Quail Hollow Ranch thrives with the help of docents, such as Richard James

Who knew that in 1937 Lawrence and Ruth Lane, recent transplants from Iowa and the new owners and publishers of Sunset Magazine, also bought the Quail Hollow Ranch in Santa Cruz County that same year?  Sunset Magazine and its publishing brand would go on to achieve great success in the decades ahead, and from the patio and kitchen of the Quail Hollow ranch house the Lane’s would develop many of the ideas that would later become famous as the “California lifestyle.”
Richard James knows all about the history of Quail Hollow Ranch and is happy to share it as a volunteer docent for Santa Cruz County Parks. James, 72, a resident of Ben Lomond since 1979, has dedicated a good part of his retirement to the preservation, upkeep and outreach of what is now Quail Hollow County Park, not to mention sharing his research and enthusiasm for local history.

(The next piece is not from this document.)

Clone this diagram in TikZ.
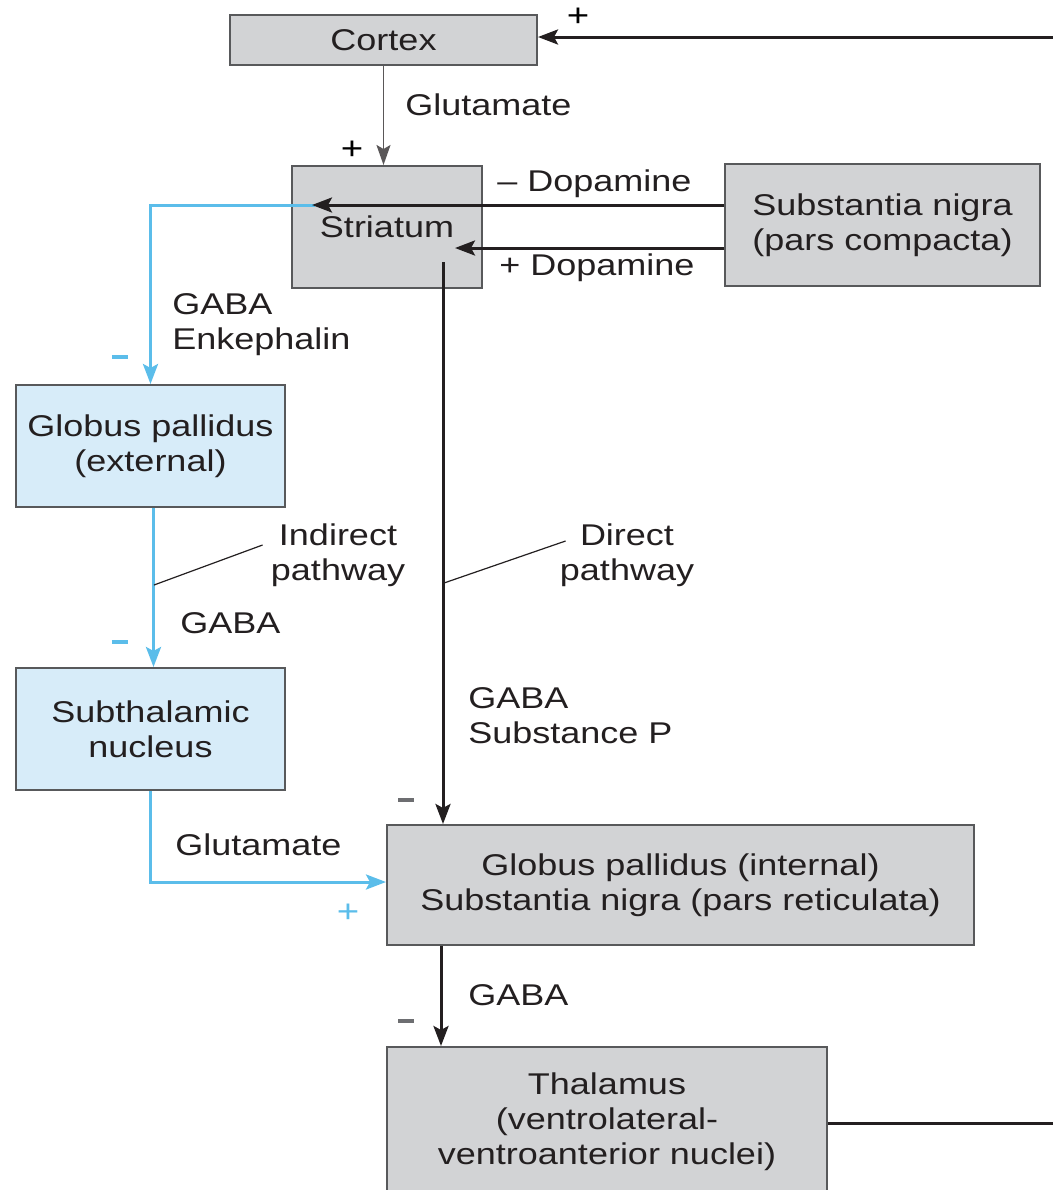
\documentclass[tikz,border=0pt]{standalone}
\usepackage{fontspec}
\setmainfont{Liberation Sans}[FakeStretch=1.2]
\usepackage{tikz}
\usetikzlibrary{arrows.meta,positioning,calc}
\definecolor{BoxGray}{HTML}{D2D3D5}
\definecolor{PaleSky}{HTML}{D7ECF9}
\definecolor{Sky}{HTML}{5BBDEA}
\definecolor{Edge}{HTML}{58595B}
\definecolor{Ink}{HTML}{231F20}
\definecolor{SignGray}{HTML}{6D6E71}
\newcommand{\minussign}{\rule[3pt]{8pt}{2pt}}
\tikzset{
  nucleus/.style={draw=Edge, line width=1pt, fill=BoxGray, align=center, inner sep=0pt, text=Ink},
  bluenucleus/.style={nucleus, fill=PaleSky},
  tag/.style={text=Ink, align=left, inner sep=0pt},
  sign/.style={inner sep=0pt, font=\fontsize{16pt}{18pt}\selectfont},
  arrow/.style={-{Stealth[length=10pt,width=7.5pt,inset=2pt]}, line width=1.5pt, draw=Ink},
  thinarrow/.style={-{Stealth[length=10pt,width=7pt,inset=2pt]}, line width=0.9pt, draw=Ink!75},
  bluearrow/.style={-{Stealth[length=10pt,width=7.5pt,inset=2pt]}, line width=1.5pt, draw=Sky},
  pathline/.style={line width=1.5pt, draw=Ink},
  leader/.style={line width=0.6pt, draw=Ink}
}

\begin{document}
\begin{tikzpicture}[x=0.5pt, y=-0.5pt, font=\fontsize{15pt}{17.5pt}\selectfont]
  \useasboundingbox (0,0) rectangle (1053,1190);

  \node[nucleus, minimum width=153.5pt, minimum height=25pt] (cortex) at (383.5,40) {Cortex};
  \node[nucleus, minimum width=95pt, minimum height=61pt] (striatum) at (387,227) {\raisebox{-1pt}{Striatum}};
  \node[nucleus, minimum width=157.5pt, minimum height=61pt] (snc) at (882.5,225) {Substantia nigra\\(pars compacta)};
  \node[bluenucleus, minimum width=134.5pt, minimum height=61pt] (gpe) at (150.5,446) {Globus pallidus\\(external)};
  \node[bluenucleus, minimum width=134.5pt, minimum height=61pt] (stn) at (150.5,729) {Subthalamic\\nucleus};
  \node[nucleus, minimum width=293.5pt, minimum height=60pt] (gpi) at (680.5,885) {Globus pallidus (internal)\\Substantia nigra (pars reticulata)};
  \node[nucleus, minimum width=220pt, minimum height=75pt] (thal) at (607,1122) {Thalamus\\(ventrolateral-\\ventroanterior nuclei)};

  \coordinate (fbtop) at (1053,37);
  \coordinate (fbbot) at (1053,1123);
  \coordinate (da1) at (312,205);
  \coordinate (da2) at (455,248);
  \coordinate (ind0) at (315,205);
  \coordinate (dir0) at (443,262);
  \coordinate (indpt) at (154,585);
  \coordinate (dirpt) at (444,583);

  \node[tag, anchor=west] (glu1) at (405,105) {Glutamate};
  \node[sign] (plus1) at (352,150) {+};
  \node[sign] (plus2) at (578,17) {+};
  \node[tag, anchor=west] (dam) at (497,184) {– Dopamine};
  \node[tag, anchor=west] (dap) at (499,268) {+ Dopamine};
  \node[tag, anchor=west] (gabaenk) at (172,325) {GABA\\Enkephalin};
  \node[sign, text=Sky] (minus1) at (120,360) {\minussign};
  \node[tag, align=center] (indlbl) at (338,555) {Indirect\\pathway};
  \node[tag, anchor=west] (gaba1) at (180,623) {GABA};
  \node[sign, text=Sky] (minus2) at (120,645) {\minussign};
  \node[tag, align=center] (dirlbl) at (627,555) {Direct\\pathway};
  \node[tag, anchor=west] (gabasp) at (468,716) {GABA\\Substance P};
  \node[sign, text=SignGray] (minus3) at (406,803) {\minussign};
  \node[tag, anchor=west] (glu2) at (175,845) {Glutamate};
  \node[sign, text=Sky] (plus3) at (348,913) {+};
  \node[tag, anchor=west] (gaba2) at (468,995) {GABA};
  \node[sign, text=SignGray] (minus4) at (406,1024) {\minussign};

  \draw[thinarrow] (cortex.south) -- (cortex.south |- striatum.north);
  \draw[arrow] (fbtop) -- (cortex.east |- fbtop);
  \draw[pathline] (thal.east |- fbbot) -- (fbbot);
  \draw[bluearrow] (ind0) -| (gpe.north);
  \draw[arrow] (snc.west |- da1) -- (da1);
  \draw[arrow] (snc.west |- da2) -- (da2);
  \draw[bluearrow] ([xshift=1.5pt]gpe.south) -- ([xshift=1.5pt]stn.north);
  \draw[arrow] (dir0) -- (dir0 |- gpi.north);
  \draw[bluearrow] (stn.south) |- ([yshift=1.5pt]gpi.west);
  \draw[arrow] ([xshift=-1pt]dir0 |- gpi.south) -- ([xshift=-1pt]dir0 |- thal.north);
  \draw[leader] (indpt) -- ([xshift=-4pt,yshift=5pt]indlbl.west);
  \draw[leader] (dirpt) -- ([xshift=3pt,yshift=7pt]dirlbl.west);
\end{tikzpicture}
\end{document}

For the last six years James has been conducting tours on the history of the Quail Hollow Ranch House, and, as “something of an amateur architectural historian”, as James describes himself, provides a fascinating account of the ranch house, as well as an overview of the 300 acre county park.
According to James, the ranch house is a historic building telling a story of several periods of European settlement in California. Due mostly to not finding any ruins or foundation of the original homesteading cabin dating back to the 1860’s, it is believed the “fairly typical, 1890’s mid-Western, two-story farmhouse” was built on the same site as the original cabin.  This mid-western farmhouse was morphed into a precursor of the modern, single story, California suburban ranch-style home by the additions made by the Lane’s in the 1940’s and 50’s.
“The Lane’s really bought into the so-called ‘Western lifestyle’’’, James explains on his tour from what was actually the Lane’s bedroom, now a classroom, in the addition built by the Lane’s. “As you can see, the Lane’s wanted to bring the outside in- with the large, “glass wall”  with sliding glass doors and the large patio for barbeques and outdoor entertaining – all of this was new in the post-war 1950’s, especially for folks from Iowa,” James said while pointing out the features in the house.   
From an interior design point-of-view, the Lane’s introduced, and publized through their magazine, several “modern” home innovations such as combining the kitchen and dining room in an open floor plan, with a “kitchen island” counter space in between, rather than a formal, separate dining room, as well as stainless steel counter tops, an electric stove and sky lights in a residential house, according to James.   
Before becoming a “serial hand raiser” for volunteer work at Quail Hollow, James and his wife Kathryn ran a real estate management and brokerage business for almost 35 years with clients up and down the San Lorenzo Valley. James recalls, for example, contacting sellers of property and inquiring whether it might be better to rent out the property under his company’s management. 
In that work James became very familiar with the building types, construction history, and various problems that come with owning and managing property in the San Lorenzo Valley. Coupled with his own passion for local history, James was in his element analyzing, comparing and dating various building materials and construction techniques in the Quail Hollow Ranch House.
Quail Hollow County Park has a great deal more than its ranch house with its history, which James has also been involved in. There are four and half miles of trails through some very sensitive habitat of the Sand Hills of the Santa Cruz Mountains, with is the only home to some very rare plants, insects and animals.
“We would not have the trail system here if not for our trail volunteers,” said Margaret Ingraham, Volunteer Coordinator for the County Parks Department.  Ingraham emphasizes that not only trail maintenance, but several ecological study programs, including monitoring the nest boxes of several species of birds, as well as removing invasive species such as Scotch and French broom, are completely dependent on volunteers.
Quail Hollow County Park earns some revenue through renting out stables for about eight privately-owned horses, as well as renting out the facility for weddings, which occur practically every weekend during the summer, according to Ingraham.
Nonetheless, James explains, Quail Hollow is at the mercy of the county parks maintenance budget, and the park and its buildings require several capital improvement projects that seem to have been on hold for several fiscal years. This includes stripping asbestos-containing stucco from the ranch house, which will be expensive, and re-painting the house, which it needs, according to James.
Richard James will be conducting another Quail Hollow Ranch House History tour on Sunday, April 15th. Friends of Quail Hollow, organized through the Valley Women’s Club, also coordinates donations and volunteers for ongoing trail maintenance, along with Margaret Ingraham, Volunteer Coordinator with the County’s Parks Department.